Other terms relating to adjustable-rate mortgages:
Adjustment period:
The length of time between interest rate changes. Example: one year ARM-interest changes annually.
Cap:
The limit on how much an interest rate or monthly payment can change at each adjustment or over the life of the loan.
Conversion clause:
A provision in some loans that enables you to change an ARM to a fixed rate loan, usually after the first adjustment period. This may require additional fees.
Index:
A measure of interest rate changes used to determine changes in the loan's interest rate over the term of the loan.
Margin:
The number of percentage points a lender adds to the index rate to calculate the ARM's interest rate at each adjustment.
VA Loan
Qualified veterans may be eligible to receive a VA-guaranteed loans. Rather than lending money, the VA guarantees a portion of the loan so that lenders who originate the loan feel comfortable with their risk. If qualified, one can acquire loans up to $203,000 without a down payment. VA loans can be combined with second mortgages and are assumable upon qualifying by any future buyer.
FHA Loan
FHA insures loans rather than lend money. The down payment can be as low as 2.25%. Either buyer or seller may pay discount points. FHA typically charges a 2.25% upfront Mortgage Insurance Premium that can be financed in the mortgage amount or paid in cash. Collected monthly, the borrower must also pay an annual Mortgage Insurance Premium.
Seller Assisted Second Mortgage
In this situation, the seller of a house lends the buyer enough to make up the difference between the purchase price and the down payment plus first-mortgage. The terms including the interest rate are based entirely on buyer/seller agreement. An SAS mortgage is often a short-term (5 to 15 year) loan and is sometimes paid in "interest only" payments until the full balance term date. A buyer can then refinance the home.
Questions For Your Lender
Navigating the loan process can be one of the most difficult tasks of buying a home. A misstep could end up costing you more than you realize over the life of your loan. To safeguard yourself, learn what types of loans are available to you and all of their pertaining details. Here are a few helpful questions to ask of your lender:
What types of mortgage loans do I qualify for? Fixed-rate? Adjustable?
What is the interest rate?
How long do I have to "lock-in" the financing at the current interest rate?
Is a float down lock available if case rates drop after I have locked in?
Are funds for a second mortgage available?
What other fees may be charged to me in conjunction with my loan?
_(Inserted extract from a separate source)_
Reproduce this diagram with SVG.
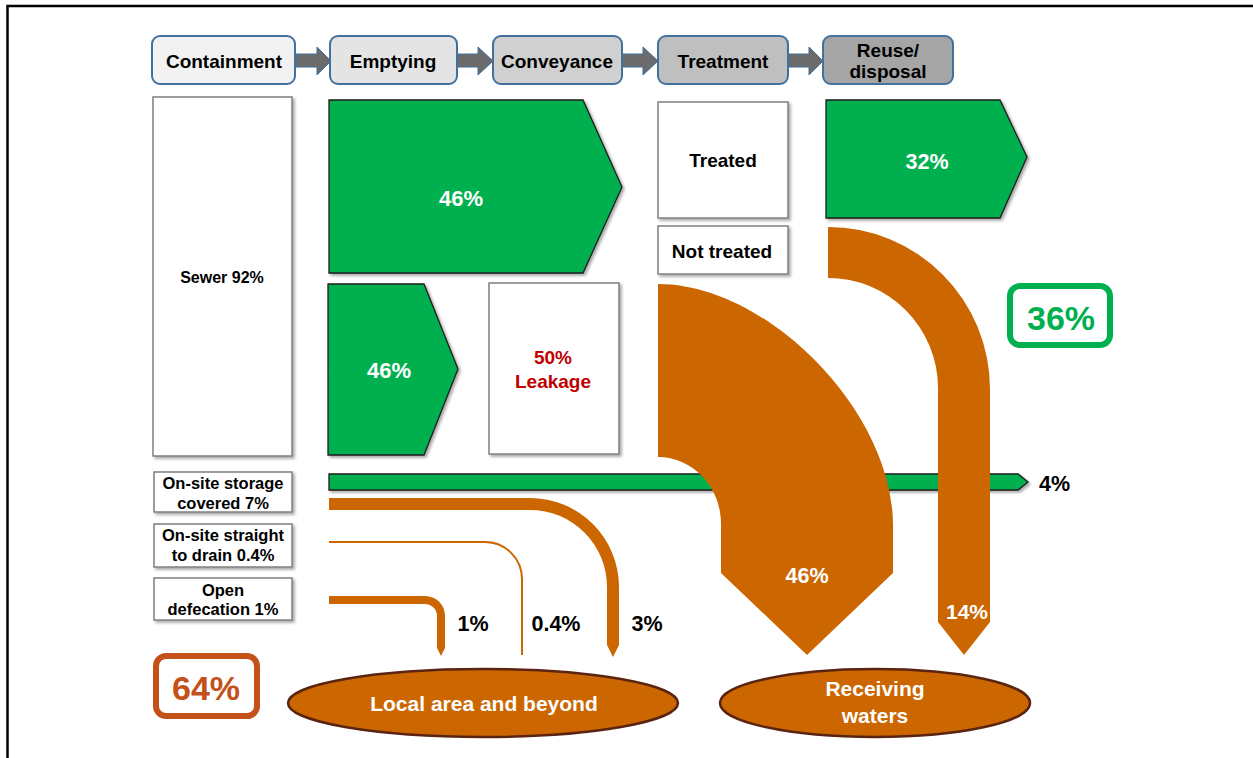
<svg xmlns="http://www.w3.org/2000/svg" width="1253" height="758" viewBox="0 0 1253 758">
<defs>
<style>
text{font-family:"Liberation Sans",Arial,sans-serif;font-weight:bold;text-anchor:middle}
.hdr{stroke:#41719C;stroke-width:2}
.ht{font-size:19px;fill:#000}
.harrow{fill:#6B6B6B;stroke:#41719C;stroke-width:1}
.wbox{fill:#fff;stroke:#7F7F7F;stroke-width:1.5}
.gr{fill:#00B050;stroke:#1E1E1E;stroke-width:1.3}
.or{fill:#CC6600}
.bt{fill:#000}
.wt{fill:#fff}
.ell{fill:#CC6600;stroke:#5A2410;stroke-width:2.5}
</style>
<filter id="sh" x="-10%" y="-10%" width="130%" height="130%">
<feDropShadow dx="2" dy="2" stdDeviation="1.5" flood-color="#000" flood-opacity="0.35"/>
</filter>
</defs>
<rect width="1253" height="758" fill="#fff"/>
<path d="M7.5,758 V6 H1253" fill="none" stroke="#000" stroke-width="2.5"/>

<g id="connectors">
<polygon class="harrow" points="296,54 317,54 317,47 331,61 317,75 317,67 296,67"/>
<polygon class="harrow" points="457,54 478,54 478,47 493,61 478,75 478,67 457,67"/>
<polygon class="harrow" points="622,54 643,54 643,47 658,61 643,75 643,67 622,67"/>
<polygon class="harrow" points="788,54 809,54 809,47 823,61 809,75 809,67 788,67"/>
<polygon class="gr" filter="url(#sh)" points="329,474 1018,474 1028,482 1018,490 329,490"/>
<path class="or" d="M658,284 C768,284 893,412 893,525 L893,573 L807,655 L721,573 L721,525 A63,67 0 0 0 658,457 Z"/>
<path class="or" d="M828,227 A162,162 0 0 1 990,389 L990,622 L964,655 L938,622 L938,388 A110,110 0 0 0 828,278 Z"/>
<path class="or" d="M329,498 L530,498 A89,89 0 0 1 619,587 L619,645 L613,657 L607,645 L607,587 A77,77 0 0 0 530,510 L329,510 Z"/>
<path d="M329,542 L485,542 A37,37 0 0 1 522,579 L522,655" fill="none" stroke="#CC6600" stroke-width="2"/>
<path class="or" d="M329,596 L425,596 A20,20 0 0 1 445,616 L445,648 L441,656 L437,648 L437,616 A12,12 0 0 0 425,604 L329,604 Z"/>
</g>

<g id="containment"><rect class="hdr" x="152" y="36" width="143" height="48" rx="8" fill="#F2F2F2"/><text class="ht" x="224" y="67.5">Containment</text></g>
<g id="emptying"><rect class="hdr" x="330" y="36" width="127" height="48" rx="8" fill="#E4E4E4"/><text class="ht" x="393" y="67.5">Emptying</text></g>
<g id="conveyance"><rect class="hdr" x="493" y="36" width="129" height="48" rx="8" fill="#D0D0D0"/><text class="ht" x="557" y="67.5">Conveyance</text></g>
<g id="treatment"><rect class="hdr" x="658" y="36" width="130" height="48" rx="8" fill="#BFBFBF"/><text class="ht" x="723" y="67.5">Treatment</text></g>
<g id="reuse"><rect class="hdr" x="823" y="36" width="130" height="48" rx="8" fill="#A5A5A5"/><text class="ht" x="888" y="56.5">Reuse/</text><text class="ht" x="888" y="77.5">disposal</text></g>

<g id="sewer"><rect class="wbox" filter="url(#sh)" x="153" y="97" width="139" height="359"/><text class="bt" x="222" y="283" font-size="16">Sewer 92%</text></g>
<g id="emptied1"><polygon class="gr" filter="url(#sh)" points="329,100 583,100 622,187 583,273 329,273"/><text class="wt" x="461" y="205.5" font-size="22">46%</text></g>
<g id="emptied2"><polygon class="gr" filter="url(#sh)" points="328,284 424,284 458,369 424,455 328,455"/><text class="wt" x="389" y="378" font-size="22">46%</text></g>
<g id="leakage"><rect class="wbox" filter="url(#sh)" x="489" y="283" width="130" height="171"/><text x="553" y="364" font-size="19" fill="#C00000">50%</text><text x="553" y="388" font-size="19" fill="#C00000">Leakage</text></g>
<g id="treated"><rect class="wbox" filter="url(#sh)" x="658" y="102" width="130" height="116"/><text class="bt" x="723" y="166.5" font-size="19">Treated</text></g>
<g id="not-treated"><rect class="wbox" filter="url(#sh)" x="658" y="226" width="130" height="48"/><text class="bt" x="722" y="257.5" font-size="19">Not treated</text></g>
<g id="reused"><polygon class="gr" filter="url(#sh)" points="826,100 1000,100 1027,157 1000,218 826,218"/><text class="wt" x="927" y="168.5" font-size="21.5">32%</text></g>
<g id="total-safe"><rect x="1010" y="286" width="100" height="59" rx="10" fill="#fff" stroke="#00B050" stroke-width="6"/><text x="1061" y="330" font-size="34" fill="#00B050">36%</text></g>

<g id="onsite-storage"><rect class="wbox" filter="url(#sh)" x="154" y="472" width="138" height="40"/><text class="bt" x="223" y="489" font-size="16.5">On-site storage</text><text class="bt" x="223" y="509" font-size="16.5">covered 7%</text></g>
<g id="onsite-drain"><rect class="wbox" filter="url(#sh)" x="154" y="524" width="138" height="43"/><text class="bt" x="223" y="541" font-size="16.5">On-site straight</text><text class="bt" x="223" y="561" font-size="16.5">to drain 0.4%</text></g>
<g id="open-defecation"><rect class="wbox" filter="url(#sh)" x="154" y="578" width="138" height="42"/><text class="bt" x="223" y="596" font-size="16.5">Open</text><text class="bt" x="223" y="615" font-size="16.5">defecation 1%</text></g>

<g id="labels">
<text class="bt" x="1039" y="490.5" font-size="21.5" style="text-anchor:start">4%</text>
<text class="wt" x="807" y="582.5" font-size="21.5">46%</text>
<text class="wt" x="967" y="618.5" font-size="21">14%</text>
<text class="bt" x="473" y="630.5" font-size="21.5">1%</text>
<text class="bt" x="556" y="630.5" font-size="21.5">0.4%</text>
<text class="bt" x="647" y="630.5" font-size="21.5">3%</text>
</g>

<g id="total-unsafe"><rect x="156" y="656" width="101" height="60" rx="10" fill="#fff" stroke="#C4501A" stroke-width="6"/><text x="206" y="700" font-size="34" fill="#C4501A">64%</text></g>
<g id="local-area"><ellipse class="ell" cx="483" cy="703" rx="195" ry="34"/><text class="wt" x="484" y="711" font-size="21">Local area and beyond</text></g>
<g id="receiving-waters"><ellipse class="ell" cx="875" cy="703" rx="155" ry="34"/><text class="wt" x="875" y="696" font-size="21">Receiving</text><text class="wt" x="875" y="723" font-size="21">waters</text></g>
</svg>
Regarding adjustable rate mortgages:
- How often will the interest rate be adjusted?
- Is there a cap on each rate change?
- How often will the monthly payment be adjusted?
- Is there a ceiling on payment adjustments?
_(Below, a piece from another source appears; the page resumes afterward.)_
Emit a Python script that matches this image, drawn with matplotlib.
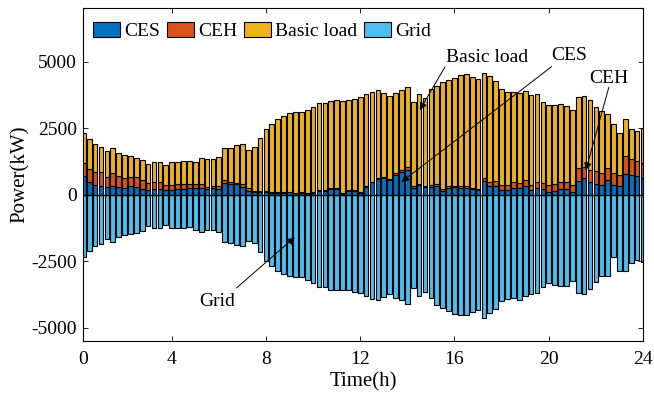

- Can the term of the loan be extended?
- What is the maximum rate I can be charged over the life of the loan?
- Is there any potential for negative amortization?
Is there a penalty clause for pre-payment? (This refers to additional charges for paying of the loan in its entirety before its maturity. About 80% of all loans in the United States are paid off early.)
How late can a monthly payment be made before a late charge is assessed? What is the "grace" period?
What happens if I miss a payment?
Am I required to buy mortgage insurance?
If I sell my house, can the mortgage be assumed by the buyer at the same interest rate?
Will my loan be serviced locally or will the servicing be sold?
My I receive a written "good faith deposit?”
Improve Your Chances
Imagine finding your dream home. It’s utterly perfect with enough room for the family, a large yard and a white picket fence. After all this time searching, you can’t believe you’ve found such an ideal place. Now imagine that your offer is rejected. Another buyer wins the day. You’ve just had your dream house snatch out from under you.
For many, that is the cold reality of the real estate game. With property changing hands quickly and multiple offers being extremely common, it is important to have an edge when putting an offer down on a home. Here are a few things you can do to ensure that you don’t lose out on a great house:
Make a Strong Offer
When bidding on a home, you should always submit the offer as if there will be multiple offers. It may also pay to offer a larger deposit as well; a larger amount may signify a bigger commitment to the seller. If possible, try to get pre-approved for the purchase to identify the price range for which you qualify. This takes very little time and provides great value. Additionally, take time to minimize or eliminate contingencies to the offer; the fewer contingencies, the stronger the offer.
Be Available
Homes sometimes sell in hours. That is why it is so important to be readily available to the seller. Be prepared to make decisions quickly and be accessible to change the terms instantly. Show the seller just how interested you are by putting together a buyer profile of yourself; this includes time on the job, flexibility, reason for purchasing seller's home, etc. Maintaining the link with your agent is probably the best way to stay informed on property movement. Be sure to provide a method of instant access via office phone, voice mail, fax, pager or cellular phone.
By keeping your offer competitive and staying available to both agent and seller, you can give yourself a powerful edge over less organized buyers. Through careful planning, you too may be able to buy your dream home.
Mortgage Application Checklist
There can be quite a lot of paperwork to fill out when applying for a mortgage. Here’s a quick rundown of items that you might need:
- Copy of your Purchase & Sale Agreement
- Application deposits
- Your present mortgage information
- Two-year employment history and verification of all income sources
- Information about your checking, savings and credit card accounts
- Full disclosure of all debts
- Information about any assets
- Information regarding any other assets that will be used as funds to close
- If you are self-employed, copies of two years of past Federal Income Tax Returns
- If FHA, copy of Social Security card and photo ID
- If VA, your Certificate of Eligibility or DD214
- If you are an Employee Relocation Client, include relocation information and copy of offer, promissory note and copy of check on bridge loan.